次世代のためのオンライン教材の充実

オンライン教材の充実による時間と場所を選ばない学修環境の整備

(令和5~6年度重点支援)

 水産学部では現在、大学から措置された予算で「バランスドオーシャン」という事業を実施しております。これは、オンライン教材の整備・蓄積をすることで未来の海のトップサイエンティストを育成する事業です。

バランスドオーシャン事業

 従来の教室で行う授業や実験に加えて,それを強化するための補助教材,実験や実習の動画,さらには教員の研究内容などをオンライン教材化することで,学生がいつでもどこからでもそれらの素材にアクセスでき,学びの先取りができるようになります。

 水産学部の教育研究対象は,実際に見ることのできない海の中であったりミクロな世界であったりすることが多々あります。そのような世界をあらかじめオンライン教材化することで,水産学部における教育や研究の内容をいち早く理解することができます。

◇動画教材例:Neocalanus Cristatas

◇動画教材例:マルチプルコアラ―

 バランスドオーシャン事業は,北海道大学の学生だけを対象にするものではありません。水産科学における学びを志し,様々な実践に取り組むみなさまに広くオンライン公開しています。場所や時間の制約を越え,また分野や学年の垣根を越えて主体的な学びと探究を進める仕組みです。優秀な学び手が集い,共に育ち,社会教育への貢献を通して,北海道大学が人類社会に貢献することを目指し,学部全体で精力的に事業を進めています。

 このようなオンライン教材は,内容を常に最新の状態に保ち,新たに教材を追加していくことが何より重要ですが,そのためにはシステムの保守費や教材を作成する人件費等で,最低でも年間2,400万円ほどの費用が必要となっております。

バランスドオーシャン 動画検索例

期待される成果

・学生をはじめとする利用者は時間や場所によらず,自身のパソコンやスマートフォンから最新のオンライン教材を閲覧し,学修・研究を進めることができます。
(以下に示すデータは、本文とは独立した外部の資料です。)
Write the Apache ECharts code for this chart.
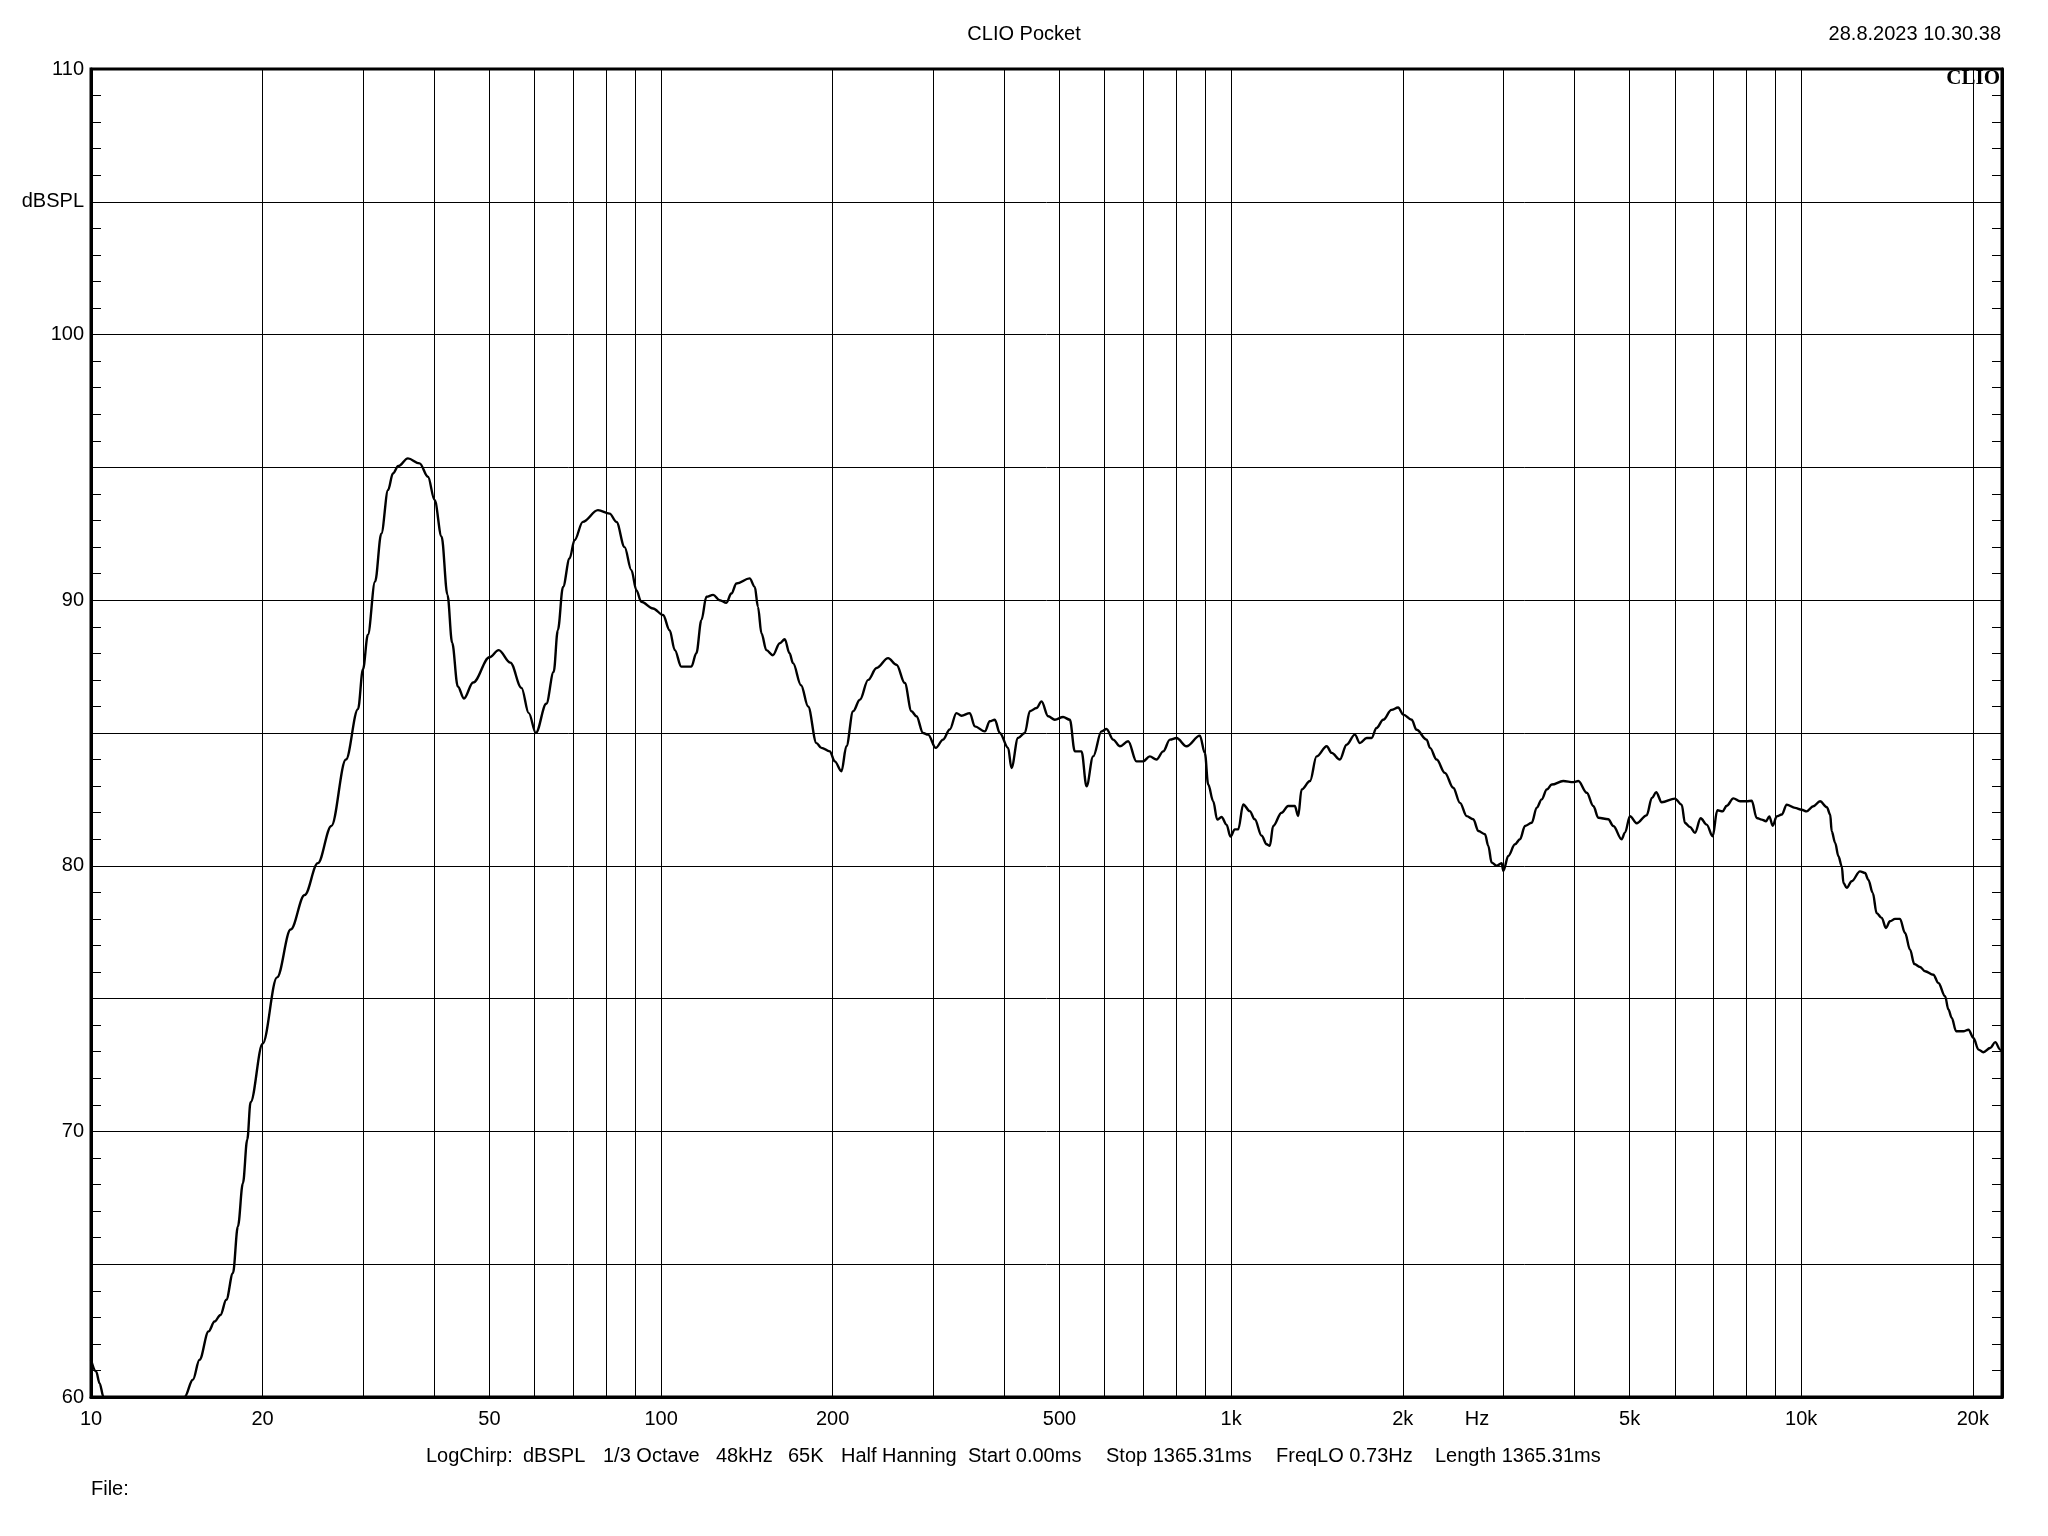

・履修している講義や専門によらず,先取り学習や学習分野の拡大等が期待されます。

・人類社会に貢献する,未来の海のトップサイエンティスト,横断的な視野をもった水産科学を担う人材を育成します。

What’s Balance de Ocean ?

 バランスドオーシャン事業は,「海のトップサイエンティストの早期発掘と育成」を目指した教育プログラム(北海道大学機能強化促進事業2019 – 2023)です。従来の対面式の授業や実習に加え,それを強化するためのオンライン教材を提供し,早期に学生の研究志向性を高め,海のトップサイエンティストとなる人材を育成するものです。また,オンラインの利点を活かし大学の国際化にも貢献することを目指しています。

 大学の限られた資源のもとで持続的にプログラムを進めるためには,「研究の加速」と「教育の質向上」を両立(バランス)させなくてはなりません。まずは,海の分野からということで,Balance de Ocean(バランスドオーシャン) と名付けました。将来的には,海の分野に限らず,北海道大学の各学問分野を“Ocean”に見立て,それぞれの海を自由に航行できる教育システムの構築を目指しています。

 具体的には,教育システムプラットフォームとして普及している「Moodle」を用い,独自のオンライン教材を開発して全世界にインターネット公開します。日本や世界中の人々が海の学問に関心を持ち,北海道大学への進学を目指すきっかけを提供します。北海道大学の学生をはじめ,北海道大学での学びを志す人達が,場所や時間の制約を越え,また分野や学年の垣根を越えて主体的な学びと探究を進める仕組みです。優秀な学生が集い,共に育ち,社会教育への貢献を通して,北海道大学が人類社会に貢献することを目指します。

 このMoodleのシステム名称として,「バランスドオーシャンを通じた教育研究」Learning and Study by Balance de Ocean System (LASBOS)を冠につけて,LASBOS Moodleと呼ぶことにしました。

 バランスドオーシャンでは,大学一年時に学ぶ全学教育に相当する内容から,実験・実習,専門教育,そして第一線の研究内容まで,多種多様かつ多言語化されたオンライン教材(コース)を数多く公開しています。こうしたコースの海を自由に航行して人類の課題である「持続可能性水産科学」における学びを深め,課題を解決する新しい研究や取組みを生み出していただくことを願っています。